Parents Are a Rising Demographic for Cannabis

Jeff Klingman

Written by Jeff Klingman

Pot use among American parents, long a taboo subject kept hidden away for fear of harsh judgement and/or potential legal repercussions, may become the subject of one of the quickest and most significant social reappraisals of the legal weed era.

Researchers in the public and private sectors are starting to track this shift with hard numbers. A 2017 survey from Yahoo News and Marist College found that 54 percent of adults who use marijuana in the United States are parents. Customer data compiled by California-based cannabis delivery app Eaze suggested that “one in five cannabis consumers are parents, and 63 percent of those parents consume cannabis daily.” Whichever figure you go by, it points to a large and growing number of American parents purchasing cannabis products.

In 2019, the issue is marked by two main factors, changing ideas on the appropriateness of pot-use while parenting and the emergence of parents as a significant demographic within the cannabis industry, who can and should be actively courted by marketers.

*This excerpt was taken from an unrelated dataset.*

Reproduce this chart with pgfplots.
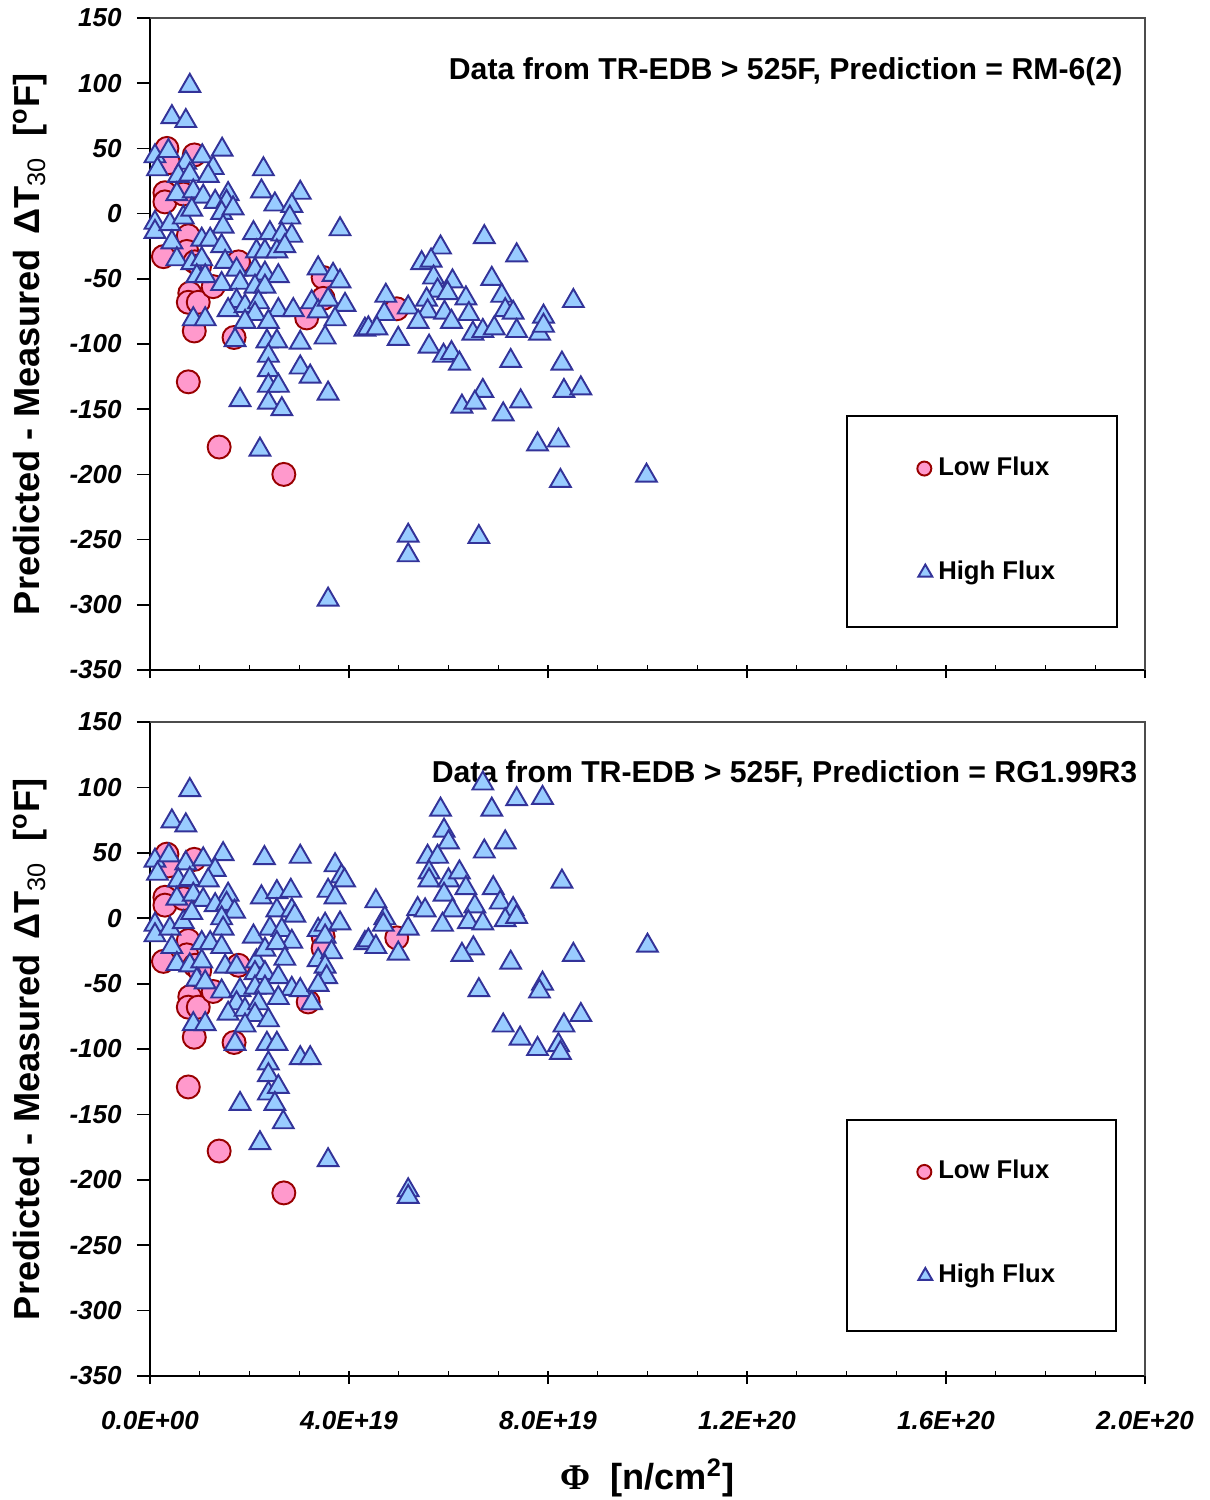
\documentclass[border=0pt]{standalone}
\usepackage{fontspec}
\setmainfont{Liberation Sans}
\newfontfamily\greekserif{Liberation Serif}
\usepackage{pgfplots}
\pgfplotsset{compat=1.18}

\definecolor{lowfill}{HTML}{FF99CC}
\definecolor{lowedge}{HTML}{990000}
\definecolor{highfill}{HTML}{99CCFF}
\definecolor{highedge}{HTML}{333399}

\pgfplotsset{
  panel/.style={
    scale only axis,
    width=9.95cm,
    xmin=0, xmax=20, ymin=-350, ymax=150,
    axis lines*=left,
    axis line style={black, line width=0.8pt},
    xtick={0,4,8,12,16,20},
    minor x tick num=3,
    ytick={-350,-300,...,150},
    yticklabels={-350,-300,-250,-200,-150,-100,-50,0,50,100,150},
    xtick align=inside, ytick align=outside,
    major tick length=1.3mm, minor tick length=0.5mm,
    major x tick style={yshift=-0.8mm, black, line width=0.5pt},
    minor x tick style={black, line width=0.4pt},
    major y tick style={black, line width=0.5pt},
    ticklabel style={font=\fontsize{7.4}{9}\selectfont\bfseries\itshape},
    yticklabel style={xshift=-0.3mm},
    xticklabel style={yshift=-2.3mm},
    every axis y label/.style={at={(rel axis cs:0,0.5)}, rotate=90, anchor=center,
      yshift=12mm, font=\fontsize{10.3}{12}\selectfont\bfseries},
    ylabel={Predicted - Measured \ $\!$ΔT\textsubscript{\mdseries 30} \ [\textsuperscript{o}F]},
    legend style={draw=none, fill=none, inner sep=0pt, row sep=7.8mm, column sep=0.6mm,
      font=\fontsize{7.3}{9}\selectfont\bfseries,
      nodes={inner sep=0pt, text height=2mm, text depth=0.6mm},
      cells={anchor=west}},
    clip=false,
  },
  lowflux/.style={only marks, mark=*, mark size=1.15mm,
    mark options={fill=lowfill, draw=lowedge, line width=0.55pt},
    legend image code/.code={\draw[##1, mark size=0.7mm] plot coordinates {(0.07cm,0cm)};}},
  highflux/.style={only marks, mark=triangle*, mark size=1.2mm,
    mark options={fill=highfill, draw=highedge, line width=0.55pt},
    legend image code/.code={\draw[##1, mark size=0.8mm] plot coordinates {(0.08cm,0cm)};}},
}

\begin{document}
\begin{tikzpicture}
\useasboundingbox (-1.5cm,-8.3cm) rectangle (10.6cm,6.7cm);

% ---------- upper panel: RM-6(2) ----------
\begin{axis}[panel, height=6.52cm, at={(0,0)}, xticklabels={},
  legend style={at={(rel axis cs:0.7705,0.330)}, anchor=north west}]
\addplot[lowflux] coordinates {
(0.34,50)(0.37,39)(0.89,45)(0.30,16)(0.30,9)(0.67,15)(0.27,-33)(0.77,-17)(0.74,-29)(0.90,-37)
(1.0,-40)(0.80,-61)(0.77,-68)(0.97,-68)(0.89,-90)(1.27,-56)(1.78,-37)(1.69,-95)(0.77,-129)(3.48,-49)
(3.48,-65)(3.15,-80)(1.39,-179)(2.69,-200)(4.96,-73)
};
\addplot[highflux] coordinates {
(0.80,98)(0.44,74)(0.72,71)
(0.10,44)(0.37,48)(0.15,34)(0.72,39)(1.05,44)(1.45,49)(1.27,35)(0.57,29)(0.80,30)(1.17,29)
(2.28,34)(0.54,15)(0.87,17)(1.07,13)(1.57,15)(1.31,9)(1.54,9)(2.24,17)(3.02,16)(2.51,7)
(2.85,6)(0.10,-7)(0.10,-14)(0.40,-8)(0.67,-3)(0.84,3)(1.44,0.5)(1.67,4)(1.47,-10)(2.81,-3)
(3.82,-12)(2.08,-15)(2.41,-15)(2.65,-16)(2.85,-17)(0.44,-22)(1.04,-20)(1.21,-20)(1.44,-25)(2.14,-29)
(2.31,-29)(2.55,-29)(2.71,-25)(0.54,-35)(0.84,-38)(1.04,-35)(1.51,-37)(1.74,-43)(2.11,-43)(2.31,-46)
(2.58,-48)(3.38,-42)(3.68,-47)(3.82,-52)(0.94,-48)(1.11,-48)(1.44,-54)(1.81,-53)(2.11,-56)(2.31,-56)
(1.74,-67)(1.57,-74)(1.91,-71)(2.18,-68)(2.58,-74)(2.88,-74)(3.25,-68)(3.38,-75)(3.58,-66)(3.92,-70)
(3.72,-81)(0.87,-81)(1.11,-81)(2.11,-77)(1.91,-83)(2.38,-83)(3.52,-95)(4.32,-89)(1.71,-97)(2.35,-98)
(2.55,-98)(3.02,-99)(2.38,-109)(2.38,-120)(3.02,-118)(3.22,-125)(2.38,-132)(2.58,-132)(1.81,-143)(3.58,-138)
(2.38,-145)(2.65,-150)(2.21,-181)(3.58,-296)
(6.72,-18)(5.84,-26)(7.37,-32)(5.46,-38)(5.65,-36)(5.70,-49)(6.08,-52)(6.87,-50)(4.74,-63)(5.78,-59)
(5.98,-61)(6.35,-65)(7.07,-63)(8.51,-67)(5.19,-72)(5.56,-66)(5.58,-75)(5.92,-76)(6.41,-77)(7.14,-74)
(7.30,-76)(7.91,-79)(4.71,-77)(4.39,-88)(4.56,-88)(5.39,-83)(6.06,-83)(6.49,-92)(6.69,-90)(6.92,-88)
(7.37,-90)(7.83,-92)(7.91,-86)(4.99,-96)(5.61,-102)(5.90,-109)(6.06,-107)(6.22,-115)(7.25,-113)(8.28,-115)
(6.69,-136)(7.45,-144)(6.27,-148)(6.53,-145)(7.10,-154)(8.32,-136)(8.66,-134)(7.79,-177)(8.21,-174)(8.25,-205)
(9.98,-201)(5.19,-247)(5.19,-262)(6.61,-248)
};
\legend{Low Flux, High Flux}
\draw[black!70, line width=0.4pt] (rel axis cs:0,1) -- (rel axis cs:1,1) -- (rel axis cs:1,0);
\draw[black, line width=0.5pt] (rel axis cs:0.7005,0.066) rectangle (rel axis cs:0.9719,0.3896);
\node[anchor=east, inner sep=0pt, font=\fontsize{8.6}{10}\selectfont\bfseries]
  at (rel axis cs:0.978,0.917) {Data from TR-EDB > 525F, Prediction = RM-6(2)};
\end{axis}

% ---------- lower panel: RG1.99R3 ----------
\begin{axis}[panel, height=6.54cm, at={(0,-7.06cm)},
  xticklabels={0.0E+00,4.0E+19,8.0E+19,1.2E+20,1.6E+20,2.0E+20},
  every axis x label/.style={at={(rel axis cs:0.5,0)}, anchor=center, yshift=-10.2mm,
    font=\fontsize{10.3}{12}\selectfont\bfseries},
  xlabel={{\greekserif Φ} \ [n/cm\textsuperscript{2}]},
  legend style={at={(rel axis cs:0.7705,0.333)}, anchor=north west}]
\addplot[lowflux] coordinates {
(0.34,49)(0.37,40)(0.89,45)(0.30,16)(0.30,10)(0.67,15)(0.27,-33)(0.77,-17)(0.74,-28)(0.90,-36)
(1.0,-40)(0.80,-60)(0.77,-68)(0.97,-68)(0.89,-91)(1.27,-56)(1.78,-36)(1.69,-95)(0.77,-129)(3.48,-14)
(3.48,-23)(3.18,-64)(1.39,-178)(2.69,-210)(4.96,-15)
};
\addplot[highflux] coordinates {
(0.80,98)(0.44,74)(0.72,71)
(0.10,44)(0.38,48)(0.15,34)(0.72,42)(1.07,45)(1.47,49)(1.31,37)(0.57,29)(0.80,30)(1.17,29)
(2.30,46)(3.02,47)(3.72,40.5)(3.85,32)(3.91,29)(0.54,15)(0.87,18)(1.07,14)(1.57,18)(1.31,10)
(1.54,11)(1.70,5)(2.24,16)(2.55,20)(2.83,21)(3.58,21)(3.72,16)(2.55,6)(2.85,6)(2.91,2)
(0.10,-5)(0.10,-13)(0.40,-8)(0.67,-3)(0.84,4)(1.44,0)(1.47,-8)(2.08,-14)(2.41,-8)(2.65,-9)
(2.85,-18)(3.38,-9)(3.52,-5)(3.82,-4)(3.52,-14)(4.32,-19)(0.44,-22)(1.04,-19)(1.21,-19)(1.44,-22)
(2.14,-33)(2.31,-24)(2.55,-19)(2.71,-31)(3.38,-32)(3.65,-26)(3.52,-37)(3.55,-45)(0.54,-35)(0.80,-36)
(1.04,-33)(1.51,-37)(1.74,-37)(2.11,-42)(2.31,-42)(2.58,-45)(2.85,-54)(3.02,-55)(3.38,-51)(3.25,-65)
(0.94,-47)(1.11,-49)(1.44,-56)(1.81,-55)(2.11,-53)(2.31,-53)(1.74,-65)(1.57,-73)(1.91,-70)(2.18,-65)
(2.58,-61)(2.11,-74)(1.91,-82)(2.38,-78)(0.87,-81)(1.11,-81)(1.71,-96)(2.35,-96)(2.55,-96)(3.02,-107)
(3.22,-107)(2.38,-111)(2.38,-120)(2.38,-134)(2.58,-129)(1.81,-142)(2.51,-142)(2.68,-156)(2.21,-172)(3.58,-185)
(6.69,103)(7.37,91)(7.89,92)(6.87,83)(5.84,83)(5.91,67)(6.00,58)(6.72,51)(7.14,58)(5.58,47)
(5.78,47)(5.61,35)(5.61,29)(6.00,29)(6.22,35)(6.35,23)(6.90,23)(8.28,28)(5.91,18)(7.04,12)
(7.30,7)(7.14,-1.5)(7.37,1)(5.38,7)(5.53,6)(6.08,6)(6.53,9)(6.40,-3)(6.69,-4)(5.88,-5)
(4.54,13)(4.72,0)(4.69,-5)(4.39,-17)(4.54,-22)(5.19,-8)(4.99,-27)(6.50,-23)(6.27,-28)(7.25,-34)
(8.51,-28)(10.00,-21)(6.61,-55)(7.89,-50)(7.83,-56)(7.10,-82)(7.44,-92)(7.79,-100)(8.21,-97)(8.25,-103)
(8.32,-82)(8.66,-74)(5.19,-208)(5.19,-213)
};
\legend{Low Flux, High Flux}
\draw[black!70, line width=0.4pt] (rel axis cs:0,1) -- (rel axis cs:1,1) -- (rel axis cs:1,0);
\draw[black, line width=0.5pt] (rel axis cs:0.7005,0.0688) rectangle (rel axis cs:0.971,0.391);
\node[anchor=east, inner sep=0pt, font=\fontsize{8.6}{10}\selectfont\bfseries]
  at (rel axis cs:0.993,0.921) {Data from TR-EDB > 525F, Prediction = RG1.99R3};
\end{axis}
\end{tikzpicture}
\end{document}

For (Lightly-Buzzed) Parents, the Stigma Lifts

While getting baked to the point that you lose track of whatever your kids are getting up to is still rightly frowned upon, a growing number of parents are finding the voice to advocate for the increased playfulness and connection that low doses of cannabis can provide. Non-intoxicating CBD products have also become especially popular among young parents, who see it as a risk-free stress reliever that helps them be patient and focused caregivers to their occasionally difficult offspring. And then there are the normalizing effects of kids who’ve grown up in households where their parents used medicinal cannabis to treat any number of major or minor illnesses.

Of course, not everyone sees the light. A study of Californian parents released just last week suggests that, despite the laid-back and patiently attentive image modern pot-loving parents have been trying to project, weed-smoking parents proved quicker to discipline their kids than those who didn’t partake. In surveys of just over 3,000 participants, the study found most cannabis-using parents tend to also drink alcohol in tandem, and those that ingested any kind of substance were harsher disciplinarians. But with funding from a group called National Institute on Alcohol Abuse and Alcoholism, and a slightly judgy takeaway from study lead Bridget Freisthler supposing that, “It may be that parents who use marijuana or alcohol don't want their children to spoil the buzz they have, or bother them when they have a hangover,” these results might necessitate a big grain of salt. (“We can't tell from this study,” Freisthler also admits.)

If nothing else, it is proof that old attitudes around parenting and pot won’t just evaporate overnight, even if the industry evolves to meet new demand among diverse demographics.

Selling to, and Buying for, Mom and Dad

Cannabis companies and canny weed influencers are starting to cater directly to an older demo with needs other than total annihilation. Companies like Colorado’s Mother & Clone sell low-dose sublingual cannabis and market it to mothers as an instant, non-debilitating product that can be taken discretely by mothers on the go. Comedian Chelsea Handler, a noted and evangelical stoner, has developed a cannabis line with California’s NorCal that’s oriented towards older women, mothers and grandmothers included, who are looking to dabble in low-dose vapes and edibles. “I wanted to take my experience and create something specifically for women who have either never tried it before, or who had a bad experience 20 years ago,” said Handler.

Media guides aimed at gift-giving suggestions for weed-loving moms and dads have become prevalent, even in mainstream outlets. There are some concrete signs that the parents’ gift market is already booming. Weed industry analytics firm Headset tracked an increase in sales across categories in the cannabis market ties to both Mother’s and Father’s Day in 2019. As sales numbers weren’t specifically screened for shoppers’ distinct holiday intent, some inferences were necessary. Given traditionally popular gift types, a 35 percent increase in cannabis bath salts, soaks, and scrubs probably does suggest moms in mind. And an 80% increase in mocktails, resins, and cannabis cigars combined over the Father’s Day weekend probably means more dads then usual getting lit after their kids’ lights out.

Headset also flags the fact that many more members of the demographically enormous Gen Z populace will be reaching legal age for recreational weed in 2020, which might create a new dynamic for normalization of cannabis within family units. Will shifting norms create a generation of parents who feel comfortable sharing a joint with their kids in the same way their parents might have tipped a glass of wine to mark their own 21st birthday?

If these new behaviors take hold, the cannabis industry should take notice.